WHAT TO PRODUCE: Give a verbatim copy of the lines below, minus the pictures.

COLLECTED MATERIAL:
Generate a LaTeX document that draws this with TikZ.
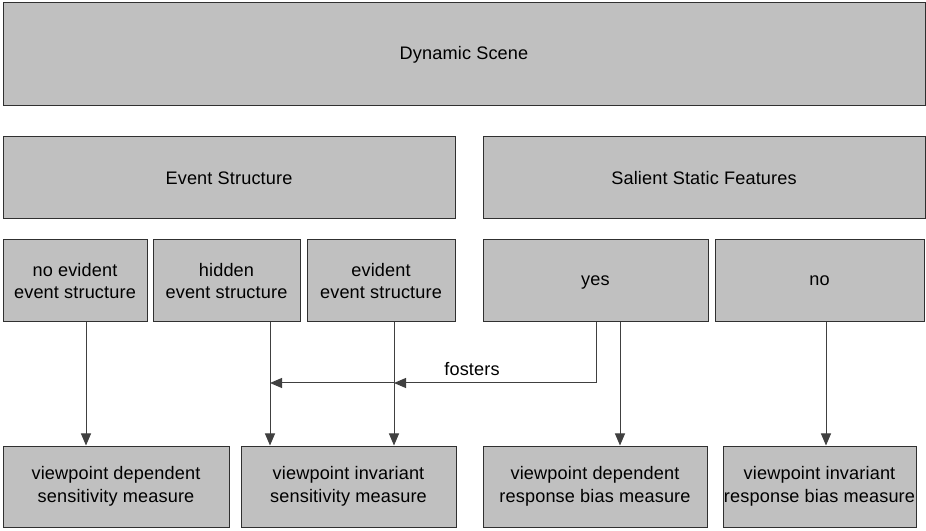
\documentclass[tikz,border=0pt]{standalone}
\usepackage{fontspec}
\setmainfont{Liberation Sans}[LetterSpace=0.8]
\usetikzlibrary{arrows.meta}
\definecolor{boxfill}{HTML}{C0C0C0}
\definecolor{boxline}{HTML}{303030}
\definecolor{wire}{HTML}{404040}
\begin{document}
\begin{tikzpicture}[x=0.75pt,y=-0.75pt,
  box/.style={draw=boxline,fill=boxfill,line width=0.75pt,inner sep=0pt,
    minimum height=#1*0.75pt,align=center,text=black,
    font=\fontsize{13.6pt}{16.8pt}\selectfont},
  box/.default=82,
  wire/.style={draw=wire,line width=0.75pt},
  arr/.style={wire,-{Triangle[length=9pt,width=7.5pt]}},
  lbl/.style={font=\fontsize{13.6pt}{16.8pt}\selectfont,text=black,inner sep=0pt}]
\useasboundingbox (0,0) rectangle (926,531);

% top level
\node[box=103,minimum width=922*0.75pt] (scene) at (464,54.5) {Dynamic Scene};

% second level
\node[box,minimum width=452*0.75pt] (event) at (229,178) {Event Structure};
\node[box,minimum width=442*0.75pt] (salient) at (704,178) {Salient Static Features};

% third level
\node[box,minimum width=144*0.75pt] (noev) at (75,281) {no evident\\event structure};
\node[box,minimum width=147*0.75pt] (hidden) at (226.5,281) {hidden\\event structure};
\node[box,minimum width=148*0.75pt] (evident) at (381,281) {evident\\event structure};
\node[box,minimum width=225*0.75pt,text depth=0pt] (yes) at (595.5,281) {yes};
\node[box,minimum width=209*0.75pt,text depth=0pt] (no) at (819.5,281) {no};

% measures
\node[box=81,minimum width=226*0.75pt] (vdsens) at (116,486.5) {viewpoint dependent\\sensitivity measure};
\node[box=81,minimum width=215*0.75pt] (visens) at (348.5,486.5) {viewpoint invariant\\sensitivity measure};
\node[box=81,minimum width=224*0.75pt] (vdbias) at (595,486.5) {viewpoint dependent\\response bias measure};
\node[box=81,minimum width=193*0.75pt] (vibias) at (819.5,486.5) {viewpoint invariant\\response bias measure};

% connectors
\draw[arr] (86,0 |- noev.south) -- (86,0 |- vdsens.north);
\draw[arr] (270,0 |- hidden.south) -- (270,0 |- visens.north);
\draw[arr] (394,0 |- evident.south) -- (394,0 |- visens.north);
\draw[arr] (620,0 |- yes.south) -- (620,0 |- vdbias.north);
\draw[arr] (826,0 |- no.south) -- (826,0 |- vibias.north);

% "fosters" link from yes to both sensitivity paths
\coordinate (fturn) at (596,383);
\coordinate (fev) at (394,383);
\coordinate (fhid) at (270,383);
\draw[arr] (596,0 |- yes.south) -- (fturn) -- (fev);
\draw[arr] (fev) -- (fhid);
\node[lbl] (fosters) at (472,369) {fosters};
\end{tikzpicture}
\end{document}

TASK SOLUTION:
Generate a LaTeX document that draws this with TikZ.
\documentclass[tikz,border=0pt]{standalone}
\usepackage{fontspec}
\setmainfont{Liberation Sans}[LetterSpace=0.8]
\usetikzlibrary{arrows.meta}
\definecolor{boxfill}{HTML}{C0C0C0}
\definecolor{boxline}{HTML}{303030}
\definecolor{wire}{HTML}{404040}
\begin{document}
\begin{tikzpicture}[x=0.75pt,y=-0.75pt,
  box/.style={draw=boxline,fill=boxfill,line width=0.75pt,inner sep=0pt,
    minimum height=#1*0.75pt,align=center,text=black,
    font=\fontsize{13.6pt}{16.8pt}\selectfont},
  box/.default=82,
  wire/.style={draw=wire,line width=0.75pt},
  arr/.style={wire,-{Triangle[length=9pt,width=7.5pt]}},
  lbl/.style={font=\fontsize{13.6pt}{16.8pt}\selectfont,text=black,inner sep=0pt}]
\useasboundingbox (0,0) rectangle (926,531);

% top level
\node[box=103,minimum width=922*0.75pt] (scene) at (464,54.5) {Dynamic Scene};

% second level
\node[box,minimum width=452*0.75pt] (event) at (229,178) {Event Structure};
\node[box,minimum width=442*0.75pt] (salient) at (704,178) {Salient Static Features};

% third level
\node[box,minimum width=144*0.75pt] (noev) at (75,281) {no evident\\event structure};
\node[box,minimum width=147*0.75pt] (hidden) at (226.5,281) {hidden\\event structure};
\node[box,minimum width=148*0.75pt] (evident) at (381,281) {evident\\event structure};
\node[box,minimum width=225*0.75pt,text depth=0pt] (yes) at (595.5,281) {yes};
\node[box,minimum width=209*0.75pt,text depth=0pt] (no) at (819.5,281) {no};

% measures
\node[box=81,minimum width=226*0.75pt] (vdsens) at (116,486.5) {viewpoint dependent\\sensitivity measure};
\node[box=81,minimum width=215*0.75pt] (visens) at (348.5,486.5) {viewpoint invariant\\sensitivity measure};
\node[box=81,minimum width=224*0.75pt] (vdbias) at (595,486.5) {viewpoint dependent\\response bias measure};
\node[box=81,minimum width=193*0.75pt] (vibias) at (819.5,486.5) {viewpoint invariant\\response bias measure};

% connectors
\draw[arr] (86,0 |- noev.south) -- (86,0 |- vdsens.north);
\draw[arr] (270,0 |- hidden.south) -- (270,0 |- visens.north);
\draw[arr] (394,0 |- evident.south) -- (394,0 |- visens.north);
\draw[arr] (620,0 |- yes.south) -- (620,0 |- vdbias.north);
\draw[arr] (826,0 |- no.south) -- (826,0 |- vibias.north);

% "fosters" link from yes to both sensitivity paths
\coordinate (fturn) at (596,383);
\coordinate (fev) at (394,383);
\coordinate (fhid) at (270,383);
\draw[arr] (596,0 |- yes.south) -- (fturn) -- (fev);
\draw[arr] (fev) -- (fhid);
\node[lbl] (fosters) at (472,369) {fosters};
\end{tikzpicture}
\end{document}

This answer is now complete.